Cut, glued, or crumpled, paper is an inexhaustible source of inspiration because of its matter, texture, motifs … or all that at once!

  • Colored:  smooth or grained, drawing paper comes in a number of shades.  You can cut, glue, and also fold them.  In this fashion, you can create small subjects, origami-style.
  • Tracing paper or stained glass:  Available in many colors, they are are easily adapted to become leaves, windows, butterfly wings…
  • Silk or crêpe paper:  Rolled, folded, or crumpled, they easily create raised areas to dress a silhouette or transform into flowers. (homedeco-002-C)
  • Metallics:  Play on their reflections, in conjunction with small mirrors or even sequins.
  • Leather or parchment:  A real trompe-l’oeil, they easily find their place in a composition honoring a writer, for example.
  • Craft or natural:  incrusted with flower petals or leaves, highly textured, it adapts seamlessly to ethnic, retro, and romantic environments.
  • Dyed foam:  Cut and glued, it becomes a two-dimensional object.
  • Paper napkins, wallpaper:  Take advantage of their décor!  Glue them on your frames or trace the motifs.

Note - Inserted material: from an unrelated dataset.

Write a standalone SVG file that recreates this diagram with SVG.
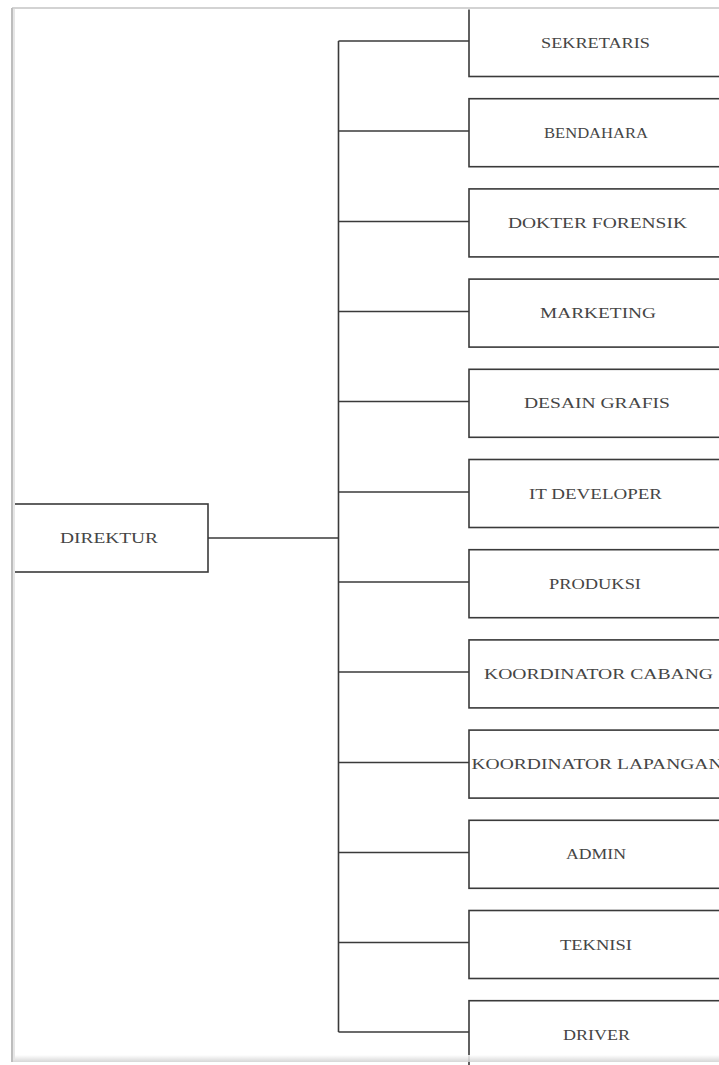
<svg xmlns="http://www.w3.org/2000/svg" width="719" height="1065" viewBox="0 0 719 1065">
<style>
.box{fill:#fff;stroke:#3a3a3a;stroke-width:1.6}
.lbl{font-family:"Liberation Serif","Times New Roman",serif;font-size:15px;fill:#454545}
.con{fill:none;stroke:#3a3a3a;stroke-width:1.6}
</style>
<defs>
<linearGradient id="bot" x1="0" y1="0" x2="0" y2="1">
<stop offset="0" stop-color="#ffffff"/>
<stop offset="1" stop-color="#d0d0d0"/>
</linearGradient>
<clipPath id="pageclip"><rect x="0" y="9.5" width="719" height="1060"/></clipPath>
</defs>
<rect width="719" height="1065" fill="#fff"/>
<g id="connectors">
<line class="con" x1="208" y1="538" x2="338.5" y2="538"/>
<line class="con" x1="338.5" y1="41" x2="338.5" y2="1032"/>
<line class="con" x1="338.5" y1="41" x2="469" y2="41"/>
<line class="con" x1="338.5" y1="131" x2="469" y2="131"/>
<line class="con" x1="338.5" y1="221.5" x2="469" y2="221.5"/>
<line class="con" x1="338.5" y1="311.5" x2="469" y2="311.5"/>
<line class="con" x1="338.5" y1="401.5" x2="469" y2="401.5"/>
<line class="con" x1="338.5" y1="492" x2="469" y2="492"/>
<line class="con" x1="338.5" y1="582" x2="469" y2="582"/>
<line class="con" x1="338.5" y1="672" x2="469" y2="672"/>
<line class="con" x1="338.5" y1="762.5" x2="469" y2="762.5"/>
<line class="con" x1="338.5" y1="852.5" x2="469" y2="852.5"/>
<line class="con" x1="338.5" y1="942.5" x2="469" y2="942.5"/>
<line class="con" x1="338.5" y1="1032" x2="469" y2="1032"/>
</g>
<g id="direktur"><rect class="box" x="13" y="504" width="195" height="68"/><text class="lbl" x="60" y="543" textLength="98" lengthAdjust="spacingAndGlyphs">DIREKTUR</text></g>
<g id="sekretaris" clip-path="url(#pageclip)"><rect class="box" x="469" y="-20" width="256" height="96.5"/><text class="lbl" x="541" y="47.5" textLength="109" lengthAdjust="spacingAndGlyphs">SEKRETARIS</text></g>
<g id="bendahara"><rect class="box" x="469" y="98.7" width="256" height="68"/><text class="lbl" x="544" y="137.7" textLength="104" lengthAdjust="spacingAndGlyphs">BENDAHARA</text></g>
<g id="dokter-forensik"><rect class="box" x="469" y="188.9" width="256" height="68"/><text class="lbl" x="508" y="227.9" textLength="179" lengthAdjust="spacingAndGlyphs">DOKTER FORENSIK</text></g>
<g id="marketing"><rect class="box" x="469" y="279.1" width="256" height="68"/><text class="lbl" x="540" y="318.1" textLength="116" lengthAdjust="spacingAndGlyphs">MARKETING</text></g>
<g id="desain-grafis"><rect class="box" x="469" y="369.3" width="256" height="68"/><text class="lbl" x="524" y="408.3" textLength="146" lengthAdjust="spacingAndGlyphs">DESAIN GRAFIS</text></g>
<g id="it-developer"><rect class="box" x="469" y="459.5" width="256" height="68"/><text class="lbl" x="529" y="498.5" textLength="133" lengthAdjust="spacingAndGlyphs">IT DEVELOPER</text></g>
<g id="produksi"><rect class="box" x="469" y="549.7" width="256" height="68"/><text class="lbl" x="549" y="588.7" textLength="92" lengthAdjust="spacingAndGlyphs">PRODUKSI</text></g>
<g id="koordinator-cabang"><rect class="box" x="469" y="639.9" width="256" height="68"/><text class="lbl" x="484" y="678.9" textLength="229" lengthAdjust="spacingAndGlyphs">KOORDINATOR CABANG</text></g>
<g id="koordinator-lapangan"><rect class="box" x="469" y="730.1" width="256" height="68"/><text class="lbl" x="471.5" y="769.1" textLength="251" lengthAdjust="spacingAndGlyphs">KOORDINATOR LAPANGAN</text></g>
<g id="admin"><rect class="box" x="469" y="820.3" width="256" height="68"/><text class="lbl" x="566" y="859.3" textLength="60" lengthAdjust="spacingAndGlyphs">ADMIN</text></g>
<g id="teknisi"><rect class="box" x="469" y="910.5" width="256" height="68"/><text class="lbl" x="560" y="949.5" textLength="72" lengthAdjust="spacingAndGlyphs">TEKNISI</text></g>
<g id="driver"><rect class="box" x="469" y="1000.7" width="256" height="68"/><text class="lbl" x="563" y="1039.7" textLength="67" lengthAdjust="spacingAndGlyphs">DRIVER</text></g>
<g id="page">
<rect x="12" y="1055" width="707" height="7" fill="url(#bot)" opacity="0.85"/>
<line x1="12" y1="8" x2="719" y2="8" stroke="#c4c4c4" stroke-width="1.5"/>
<line x1="12" y1="8" x2="12" y2="1062" stroke="#bdbdbd" stroke-width="2"/>
<line x1="14" y1="9" x2="14" y2="1060" stroke="#e6e6e6" stroke-width="2"/>
</g>
</svg>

4. Materials to Include in your Paintings

  • Fabric, lace, ribbons, wool, cotton canvases, and/or upholstery binding.
  • Pearls, broken jewelry, small chains, feathers, sequins, and/or metallic thread.
  • String, raffia, spices, and/or grains.
  • Sand, stones, and pebbles, shells, twigs, tree bark, and/or dried moss.
  • Photos, images and motifs found in magazines, postcards, books, musical scores, address labels, and/or small film posters.
  • Precut shapes in cardboard or plywood (to reproduce the outline or glue onto your frame after having been painted and decorated), stencils, and/or ink stamps.
  • Modeling clay (to be fired or not), to cut shapes with a choice of pastry cutters, molds, and/or stamp tips.
  • Mirrors, small frames within which you will create a décor.
  • Small objects:  miniature toys, subjects created with cooked modeling clay, lustrous tassels, and/or springs, etc.

5. Indispensable Accessories

  • Scissors, utility knife, ruler, pencil, and eventually color pencils to discretely trace outlines.
  • A selection of rollers and brushes (round, brush, stencil brushes, dry brushes, stencil brushes), preferably synthetic hair brushes.
  • Spatula, painter’s knife, comb, and even a toothbrush for painting effects.
  • Masking tape to define clear margins.
  • Vinyl glue in a tube or spray, designed for the materials that you intend to use.   Varnish glue can also prove very practical to set and protect paper in a single operation.
  • Finishing varnish (mat, satin, or brilliant) compatible with acrylic paint.